Published: Wednesday, November 4, 2009

Updated: Thursday, November 5, 2009 00:11

The University of Nebraska Medical Center is working to remedy the state's "overwhelming" shortage of mental health professionals with more than $1 million in federal support.

Using a $1.18 million grant from the U.S. Department of Health and Human Services, UNMC is administering two new postbaccalaureate distance education nursing programs that hope to nearly double the number of psychiatric nurse practitioners in Nebraska within three years, bringing particular relief to the state's underserved rural areas.

Nearly 247,000 Nebraskans require some degree of treatment for a mental illness. Primary care physicians can assist those with mild or moderate conditions, but people with more serious illnesses require acute care and medications administered only by psychiatric specialists, who are in high demand but short supply.

"The situation is dire," said Michael Rice, a professor of psychiatric nursing at UNMC.
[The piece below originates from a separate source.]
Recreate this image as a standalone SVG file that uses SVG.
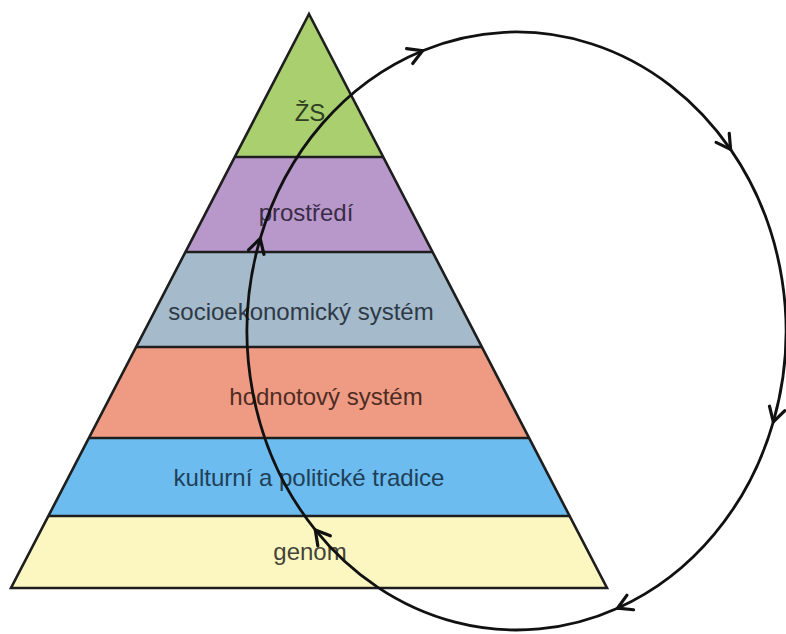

According to the Nebraska Department of Health and Human Services, an estimated 40,000 people statewide need psychiatric specialists' services in a given year. However, only 148 psychiatrists, nine physician assistants and 54 nurse practitioners were able to diagnose and treat those patients in 2008.

"The need for more is quite literally overwhelming," especially outside of Omaha and Lincoln, Rice said. "It's not a good situation."

All but five of Nebraska's 93 counties are considered "underserved."

With the help of the federal grant, UNMC is hoping to make the situation less "severe," as Rice labeled it. Eighteen students are on track to have master's degrees as family psychiatric nurse practitioners in four semesters. Fourteen others, all of whom are already advanced practice nurses, are in the two-semester post-master's "sprint track" toward a speciality in mental health.

By 2012, the medical center expects to have added more than 40 psychiatric nurse practitioners to Nebraska's workforce, and it will all have been done through distance education.

The program courses, which started in August, are conducted entirely online via videos, narrated PowerPoint presentations and, as of this January, interactive video conferencing.

Using technology rather than cumbersome – and expensive – travel to bridge the distance between students and professors "increases their access to us and our access to them," Rice said.

Ultimately, training students close to home will decrease patients' travel time, too, said Julia Houfek, an associate professor in UNMC's College of Nursing, because the nurses are likely to practice in the community where they trained.

Rice said UNMC's "emphasis is really on educating people in the rural areas where they live presently."

"If we have to pull a nurse out of a hospital just so they can come to school, that hurts their community, and then it's a long, long hunt to find a replacement for them," he said. "One of the advantages of this grant is that they can stay in their communities, and we work around their lifestyle."